• [Aim] Identify all lines in the data containing the string "document". Copy them out.

— Begin —

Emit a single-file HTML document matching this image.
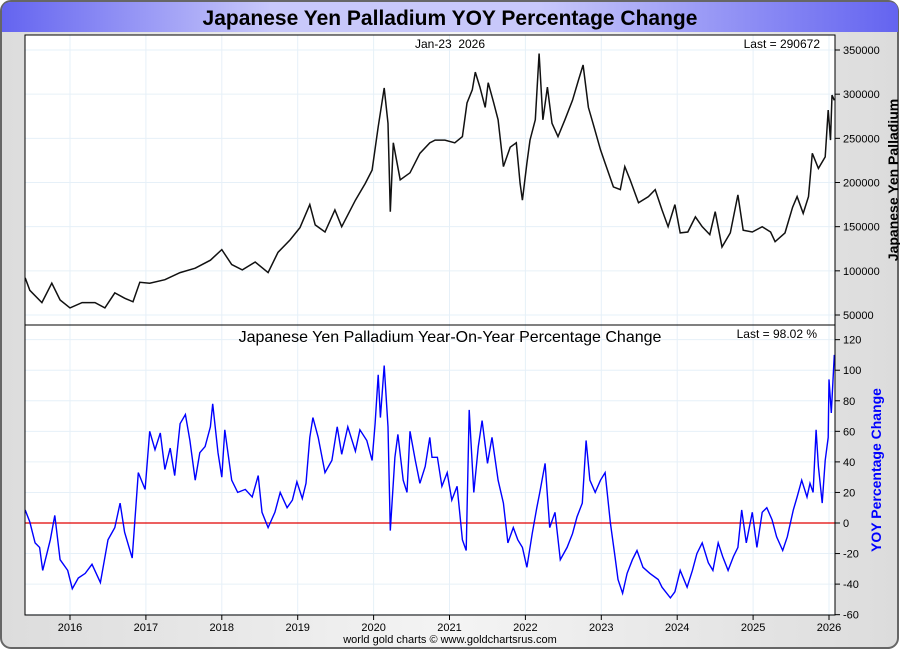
<!DOCTYPE html>
<html><head><meta charset="utf-8"><style>
body{margin:0;width:900px;height:650px;overflow:hidden;background:#fff;font-family:"Liberation Sans",sans-serif}
</style></head><body>
<svg id="chart" width="900" height="650" xmlns="http://www.w3.org/2000/svg" font-family="Liberation Sans, sans-serif">
<defs>
<linearGradient id="bg" x1="0" x2="1" y1="0" y2="0"><stop offset="0" stop-color="#dcdcdc"/><stop offset="0.5" stop-color="#f4f4f4"/><stop offset="1" stop-color="#dcdcdc"/></linearGradient>
<linearGradient id="tb" x1="0" x2="1" y1="0" y2="0"><stop offset="0" stop-color="#6464f0"/><stop offset="0.3" stop-color="#c8c8fa"/><stop offset="0.6" stop-color="#c8c8fa"/><stop offset="1" stop-color="#6464f0"/></linearGradient>
</defs>
<rect x="1" y="1" width="897" height="647" rx="10" fill="url(#bg)" stroke="#666" stroke-width="2"/>
<path d="M2,32 L2,11 Q2,2 11,2 L889,2 Q898,2 898,11 L898,32 Z" fill="url(#tb)"/>
<text x="450" y="25" text-anchor="middle" font-size="21" font-weight="bold" fill="#000">Japanese Yen Palladium YOY Percentage Change</text>
<rect x="25" y="35" width="810" height="580" fill="#fff"/>
<g id="grid"></g>
<g id="series"></g>
<rect x="25" y="35" width="810" height="580" fill="none" stroke="#000" stroke-width="1"/>
<line x1="25" y1="325" x2="835" y2="325" stroke="#000"/>
<g id="axes" font-size="11" fill="#000"></g>
<text x="450" y="48" text-anchor="middle" font-size="12">Jan-23&#160;&#160;2026</text>
<text x="820" y="48" text-anchor="end" font-size="12">Last = 290672</text>
<text x="450" y="342" text-anchor="middle" font-size="16">Japanese Yen Palladium Year-On-Year Percentage Change</text>
<text x="817" y="338" text-anchor="end" font-size="12">Last = 98.02 %</text>
<text transform="translate(898,180) rotate(-90)" text-anchor="middle" font-size="14" font-weight="bold" fill="#000">Japanese Yen Palladium</text>
<text transform="translate(881,470) rotate(-90)" text-anchor="middle" font-size="14" font-weight="bold" fill="#0000ff">YOY Percentage Change</text>
<text x="450" y="643" text-anchor="middle" font-size="11" fill="#000">world gold charts © www.goldchartsrus.com</text>
</svg>
<script>
const priceDates=[2015.41,2015.47,2015.63,2015.76,2015.87,2016.00,2016.16,2016.33,2016.46,2016.59,2016.72,2016.83,2016.92,2017.05,2017.25,2017.45,2017.65,2017.85,2018.00,2018.13,2018.27,2018.44,2018.61,2018.74,2018.90,2019.03,2019.16,2019.23,2019.36,2019.49,2019.58,2019.76,2019.89,2019.98,2020.06,2020.14,2020.19,2020.22,2020.26,2020.35,2020.48,2020.61,2020.74,2020.81,2020.94,2021.07,2021.17,2021.23,2021.30,2021.34,2021.40,2021.47,2021.51,2021.58,2021.64,2021.71,2021.80,2021.88,2021.93,2021.96,2022.02,2022.06,2022.13,2022.18,2022.23,2022.29,2022.35,2022.43,2022.52,2022.62,2022.70,2022.76,2022.83,2022.89,2022.99,2023.05,2023.16,2023.25,2023.31,2023.38,2023.49,2023.62,2023.71,2023.80,2023.88,2023.97,2024.04,2024.14,2024.24,2024.33,2024.43,2024.50,2024.59,2024.70,2024.80,2024.87,2024.99,2025.12,2025.23,2025.29,2025.42,2025.52,2025.58,2025.66,2025.73,2025.78,2025.86,2025.95,2025.99,2026.02,2026.04,2026.07];
const priceValues=[92000,78000,64000,86000,67000,58000,64000,64000,58000,75000,69000,65000,87000,86000,90000,98000,103000,112000,124000,107000,101000,110000,98000,121000,135000,149000,175000,152000,144000,169000,150000,180000,199000,214000,263000,307000,267000,167000,245000,203000,211000,233000,245000,248000,248000,245000,252000,290000,305000,325000,308000,285000,313000,291000,271000,218000,240000,245000,199000,180000,222000,248000,271000,346000,271000,308000,267000,252000,271000,293000,316000,333000,285000,267000,237000,222000,195000,192000,218000,203000,177000,184000,192000,169000,150000,175000,143000,144000,161000,150000,141000,167000,127000,143000,186000,146000,144000,150000,144000,133000,143000,172000,184000,165000,184000,233000,216000,229000,282000,248000,299000,293000];
const yoyDates=[2015.41,2015.47,2015.54,2015.60,2015.64,2015.74,2015.80,2015.87,2015.97,2016.03,2016.11,2016.20,2016.29,2016.40,2016.50,2016.59,2016.66,2016.72,2016.82,2016.90,2016.99,2017.05,2017.12,2017.19,2017.25,2017.32,2017.38,2017.45,2017.52,2017.58,2017.65,2017.71,2017.78,2017.85,2017.88,2017.95,2018.00,2018.04,2018.13,2018.21,2018.31,2018.40,2018.48,2018.53,2018.61,2018.70,2018.77,2018.86,2018.93,2018.99,2019.06,2019.11,2019.16,2019.20,2019.27,2019.36,2019.45,2019.52,2019.58,2019.66,2019.76,2019.82,2019.91,2019.98,2020.02,2020.06,2020.09,2020.14,2020.19,2020.22,2020.28,2020.32,2020.39,2020.44,2020.48,2020.55,2020.61,2020.68,2020.74,2020.77,2020.84,2020.90,2020.97,2021.03,2021.10,2021.17,2021.22,2021.26,2021.32,2021.38,2021.43,2021.50,2021.56,2021.64,2021.71,2021.77,2021.84,2021.90,2021.96,2022.02,2022.09,2022.15,2022.19,2022.26,2022.32,2022.39,2022.46,2022.55,2022.62,2022.68,2022.75,2022.80,2022.85,2022.92,2022.99,2023.05,2023.12,2023.18,2023.22,2023.28,2023.34,2023.41,2023.47,2023.55,2023.64,2023.75,2023.80,2023.91,2023.97,2024.04,2024.13,2024.20,2024.26,2024.33,2024.41,2024.47,2024.54,2024.60,2024.67,2024.74,2024.80,2024.85,2024.91,2024.99,2025.05,2025.12,2025.18,2025.25,2025.31,2025.39,2025.45,2025.53,2025.58,2025.64,2025.71,2025.75,2025.79,2025.83,2025.86,2025.91,2025.95,2025.99,2026.00,2026.03,2026.07];
const yoyValues=[8.5,0.7,-13,-16,-31,-11,5,-24,-31,-43,-36,-33,-27,-39,-11,-3,13,-6,-23,33,22,60,48,59,35,49,31,65,71,54,28,46,50,63,78,46,30,61,28,20,22,17,31,7,-3,7,20,10,15,27,16,26,56,69,56,33,41,63,45,63,47,61,54,41,65,97,69,103,63,-5,43,58,28,20,60,41,26,37,56,43,43,24,33,15,24,-11,-18,74,20,50,67,39,56,28,13,-13,-3,-11,-16,-29,-7,10,20,39,-3,7,-24,-16,-7,4,13,54,28,20,28,33,0,-22,-37,-46,-33,-24,-18,-29,-33,-37,-42,-49,-45,-31,-42,-31,-20,-13,-26,-31,-13,-22,-31,-22,-16,8.5,-13,7,-16,7,10,2,-9,-18,-9,8.5,17,28,17,26,20,61,37,13,41,56,94,72,110,96];
const yearTicks=[2016,2017,2018,2019,2020,2021,2022,2023,2024,2025,2026];
const priceTicks=[50000,100000,150000,200000,250000,300000,350000];
const yoyTicks=[-60,-40,-20,0,20,40,60,80,100,120];

const NS='http://www.w3.org/2000/svg';
const xS=t=>70+(t-2016)*75.9;
const yP=v=>315-(v-50000)*(265/300000);
const yY=v=>523-v*(275/180);
function mk(tag,attrs,parent){const e=document.createElementNS(NS,tag);for(const k in attrs)e.setAttribute(k,attrs[k]);parent.appendChild(e);return e;}
const grid=document.getElementById('grid'),series=document.getElementById('series'),axes=document.getElementById('axes');
yearTicks.forEach(y=>{
  const x=xS(y);
  const g=mk('line',{x1:x,x2:x,y1:35,y2:615,stroke:'#e6f0f8'},grid);
  
  
  const tk=mk('line',{x1:x,x2:x,y1:615,y2:620,stroke:'#000'},axes);
  
  
  const t=mk('text',{x:x,y:631,'text-anchor':'middle'},axes);t.textContent=y;
  
  
});
priceTicks.forEach(v=>{
  const y=yP(v);
  const g=mk('line',{x1:25,x2:835,y1:y,y2:y,stroke:'#e6f0f8'},grid);
  
  
  const tk=mk('line',{x1:835,x2:840,y1:y,y2:y,stroke:'#000'},axes);
  
  
  const t=mk('text',{x:843,y:y+4},axes);t.textContent=v;
  
  
});
yoyTicks.forEach(v=>{
  const y=yY(v);
  const g=mk('line',{x1:25,x2:835,y1:y,y2:y,stroke:'#e6f0f8'},grid);
  
  
  const tk=mk('line',{x1:835,x2:840,y1:y,y2:y,stroke:'#000'},axes);
  
  
  const t=mk('text',{x:843,y:y+4},axes);t.textContent=v;
  
  
});
const zl=mk('line',{x1:25,x2:835,y1:yY(0),y2:yY(0),stroke:'#e00000','stroke-width':1.2},series);


const pp=mk('polyline',{points:priceDates.map((d,i)=>xS(d).toFixed(1)+','+yP(priceValues[i]).toFixed(1)).join(' '),fill:'none',stroke:'#111','stroke-width':1.5},series);


const yl=mk('polyline',{points:yoyDates.map((d,i)=>xS(d).toFixed(1)+','+yY(yoyValues[i]).toFixed(1)).join(' '),fill:'none',stroke:'#0000ff','stroke-width':1.4},series);


</script>
</body></html>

— End —

• [Output of the task]
Emit a single-file HTML document matching this image.
function mk(tag,attrs,parent){const e=document.createElementNS(NS,tag);for(const k in attrs)e.setAttribute(k,attrs[k]);parent.appendChild(e);return e;}
const grid=document.getElementById('grid'),series=document.getElementById('series'),axes=document.getElementById('axes');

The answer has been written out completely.